Nella primavera del 2017, durante una delle mie solite scorrerie per Soundcloud alla ricerca di nuove musichine innovative, scorrendo tra i brani suggeriti e i vari repost, incappo in una canzone di un tipo dal nome bislacco, tale Michael Carmichael. Googlandone il nome, ottengo solo un video tratto da una puntata del telefilm Chuck, in cui un tizio usa tale pseudonimo per eludere chissà quale controllo, e poi il link alla pagina Bandcamp di tale sconosciuto cantautore.

Approfondisco quindi l'ascolto, scoprendo che dietro Michael Carmichael si cela Sam Trujillo di Phoenix, Arizona: il ragazzo ha una discografia di circa una decina di lavori tra demo, EP e LP autoprodotti dal 2015, che ne attestano una discreta prolificità nella scrittura di brani originali e uno stile personale e ben definito.

L'ultimo "disco" - sebbene sia improprio definirlo così, in quanto prodotto solo in formato digitale e in audiocassetta, in un numero limitato di copie - è intitolato "To Die In Oregon" e raccoglie 8 tracce della durata complessiva di neanche un quarto d'ora, che sono tuttavia canzoni fatte e finite e non semplici bozze.
Nonostante la produzione casalinga, le sovraincisioni lo-fi con un classico multitraccia, gli arrangiamenti scarni con una manciata di strumenti (chitarra, basso e per lo più percussioni elementari, pianola e drum machine in un paio di brani), si tratta di un album semplice e di facile ascolto.
Se quanto ho scritto sopra si potrebbe pensare ad un disco di lagnette adolescenziali e registrato con una patata, già al primo ascolto c'è da ricredersi: la brevità dei brani può essere considerata un punto di debolezza, ma anche a causa della ripetitività dei riff e delle linee melodiche vocali tale brevità si trasforma in un punto di forza, permettendo ai motivi musicali di rimanere stampati nella testa dell'ascoltatore, e rendendo l'ascolto molto fluido e scorrevole senza annoiare.

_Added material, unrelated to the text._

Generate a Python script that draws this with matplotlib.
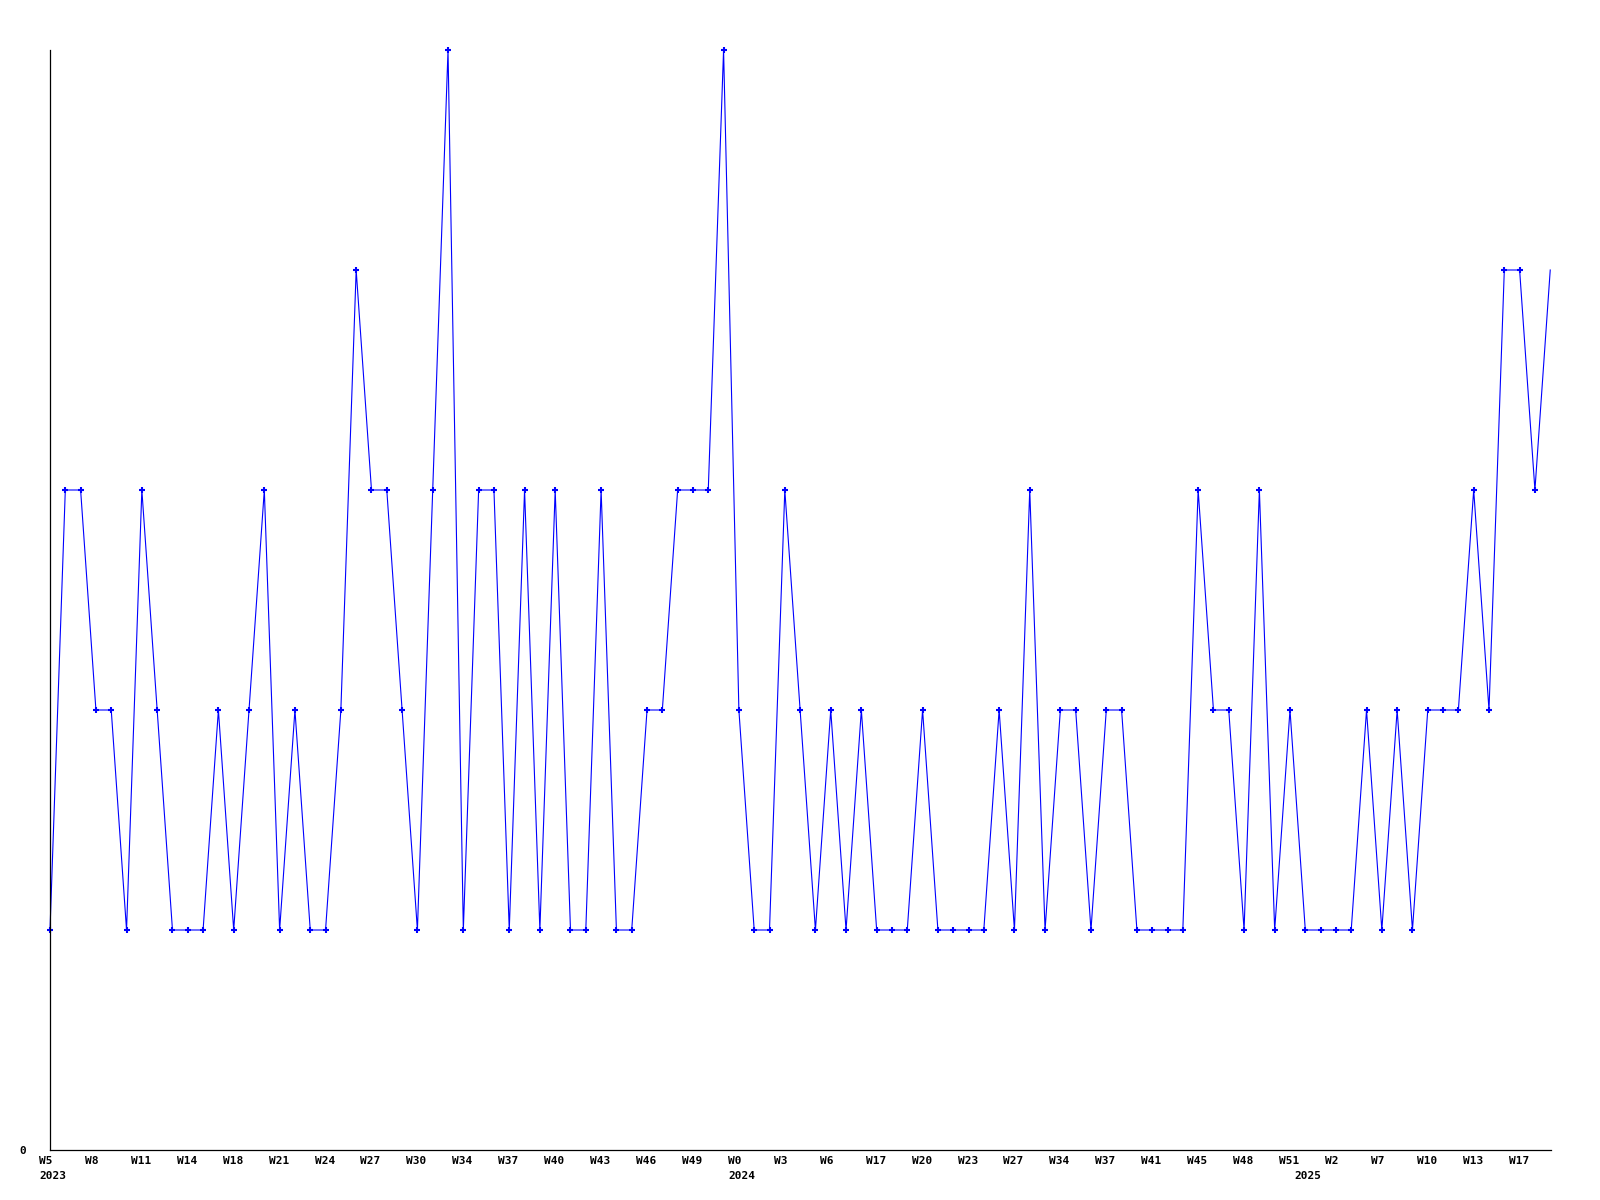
import matplotlib
matplotlib.use("Agg")
import matplotlib.pyplot as plt
import matplotlib.transforms as mtransforms

# weekly values (one point per week present in the data)
values = [1, 3, 3, 2, 2, 1, 3, 2, 1, 1,
          1, 2, 1, 2, 3, 1, 2, 1, 1, 2,
          4, 3, 3, 2, 1, 3, 5, 1, 3, 3,
          1, 3, 1, 3, 1, 1, 3, 1, 1, 2,
          2, 3, 3, 3, 5, 2, 1, 1, 3, 2,
          1, 2, 1, 2, 1, 1, 1, 2, 1, 1,
          1, 1, 2, 1, 3, 1, 2, 2, 1, 2,
          2, 1, 1, 1, 1, 3, 2, 2, 1, 3,
          1, 2, 1, 1, 1, 1, 2, 1, 2, 1,
          2, 2, 2, 3, 2, 4, 4, 3, 4]

# x tick labels, one every 3 points
week_labels = ["W5", "W8", "W11", "W14", "W18", "W21", "W24", "W27", "W30",
               "W34", "W37", "W40", "W43", "W46", "W49", "W0", "W3", "W6",
               "W17", "W20", "W23", "W27", "W34", "W37", "W41", "W45", "W48",
               "W51", "W2", "W7", "W10", "W13", "W17"]
tick_step = 3

# year labels and the point index they sit under
years = ["2023", "2024", "2025"]
year_pos = [0, 45, 82]

fig = plt.figure(figsize=(16, 12), dpi=100)
ax = fig.add_axes([50/1600, 50/1200, 1501/1600, 1100/1200])

x = list(range(len(values)))
ax.plot(x, values, color="#0000ff", linewidth=0.8, marker="+",
        markersize=4, markeredgewidth=1.5, clip_on=False,
        markevery=list(range(len(values) - 1)))

ax.set_xlim(0, len(values) - 1 + 0.05)
ax.set_ylim(0, 5)

font = dict(family="DejaVu Sans Mono", weight="bold", size=8)

ax.set_xticks(x[::tick_step])
ax.set_xticklabels(week_labels, ha="left", **font)
ax.set_yticks([0])
ax.set_yticklabels(["0"], **font)
ax.tick_params(axis="x", length=0, pad=4)
ax.tick_params(axis="y", length=0, pad=17)

shift = mtransforms.ScaledTranslation(-11/100, 0, fig.dpi_scale_trans)
for lab in ax.get_xticklabels():
    lab.set_transform(lab.get_transform() + shift)

for yr, pos in zip(years, year_pos):
    ax.annotate(yr, xy=(pos, 0), xycoords=("data", "axes fraction"),
                xytext=(-11, -21), textcoords="offset pixels",
                ha="left", va="top", **font)

ax.spines["top"].set_visible(False)
ax.spines["right"].set_visible(False)
ax.spines["left"].set_linewidth(0.9)
ax.spines["bottom"].set_linewidth(0.9)

fig.savefig("out.png", dpi=100, facecolor="white")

I testi parlano di malinconia, senso di incompiutezza, noia prettamente giovanile che spesso si diluisce con l'erba e con l'alcool, cose che forse passano o che si spera di comprendere da grandi.
Tra i brani da ascoltare, "Forever Having Fun" è quella che mi ha colpito di più per la contrapposizione dell'allegra melodia e del testo che parla della dicotomia tra la fatica che si vive e il bene che si vorrebbe per chi si ama ("Non posso lasciarti andare, lasciare le cose come sono/ Non ho controllo né autostima/ Ma non lo mostrerò, non lascerò che mi veda così"), mentre "Feel The Same" chiude il breve album all'insegna dell'impotenza davanti al male fatto, con una sola frase: "Dopo tutto, mi sento come te. So che non sei tu quella da accusare. Ho sempre avuto questo dolore e non so se cambierò".

Sicuramente non è un album apprezzabile da tutti, ma per chi ama il cantautorato con tematiche emotive e giovanili, magari con qualità lo-fi e con arrangiamenti spogli, questo è un buon disco.